Yeah, I think it’s challenging and that’s why it’s interesting. It doesn’t sit well, and it doesn’t necessarily sit well with me. But it is something to acknowledge that there is context behind everything and there are lesser offenses where somebody really needs to express themselves through rebellion, especially kids—and knowing that they have these other options where it could be so much worse. Pug literally had dealers right outside of his house in West Baltimore, and he was temped and seduced by a much deeper criminal world from a young age. He was seeing the most successful people on his block were selling crack. So this becomes a wholesome sport at that point, and it’s like he wants to get on the Varsity team. It’s kind of an edifying thing, but it has to be unconventional and it has to be renegade, because he’s fighting against a very treacherous and very difficult environment that he’s being brought up in.
It was pretty amazing to see how Pug and his family death with death and kind of resilience they had. Were you effected by that both personally and as a filmmaker?
Yeah, and it’s remarkable. If I learned anything personally while filming this, it was that kind of resilience and the turn around of grieving and mourning and carrying on in that environment—it’s so fast. It’s daunting and it’s kind of unsettling, but at the same time it’s a requirement. So that was really incredible. And it’s not that it doesn’t stay, but life and death is a different concept.
What do you hope the audience walks away with after seeing this and inhabiting these lives for the time you’ve permitted?
It’s amazing that so many people seem to want to know about it. It was our ambition all along, everyone that was involved—from the subjects wanting to tell their stories to the crew—there were so many first time talents. And people were doing things with just the faith of making a good project were able to see that their work is being seen. It’s really incredible. It’s nice that people want to know the story and they want to be challenged by the question of crime and context and understand. It’s a success that people connect with Pug and seem to identity with Pug. I think identifying is the only way to really understand a place that you’re not from, and Pug is a charming point of entry for people from a world away.

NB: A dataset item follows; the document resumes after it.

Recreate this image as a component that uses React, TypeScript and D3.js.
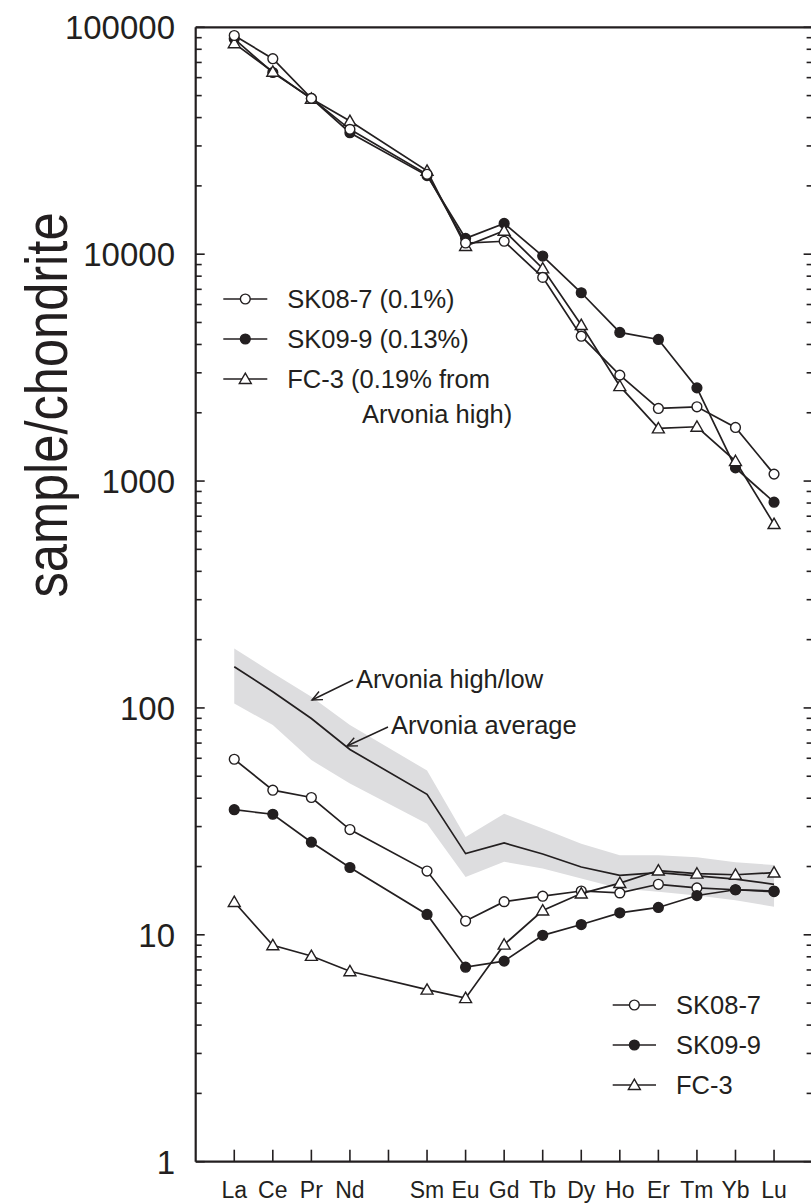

And you’re not seeing him fully grown or set in his ideas—we’re watching him at the most formidable period of his life. Do you still regularly keep in contact with he and his family?
Yeah I do. I’m going to see Pug and Coco this week. They’re coming to New York for a special screening, and then on Friday we’ll all get together for the Baltimore theatrical release. I keep in touch more with Coco than Pug because there’s a lot of stuff to talk about with how the movie’s been going.
How do they feel about the film now seeing it completed?
I think they appreciate it. There’s a lot of stuff to register: what the roll out means, managing our expectations on what it means for people’s futures, and the thing to realize that it’s still a small movie and ultimately. I think there’s an appreciation for the story being told in a way that works. And it’s important that it spoke to the riders first and foremost. Showing it to the founders and getting their blessing and from Coco and the family as well, it’s important that they feel it’s real and authentic.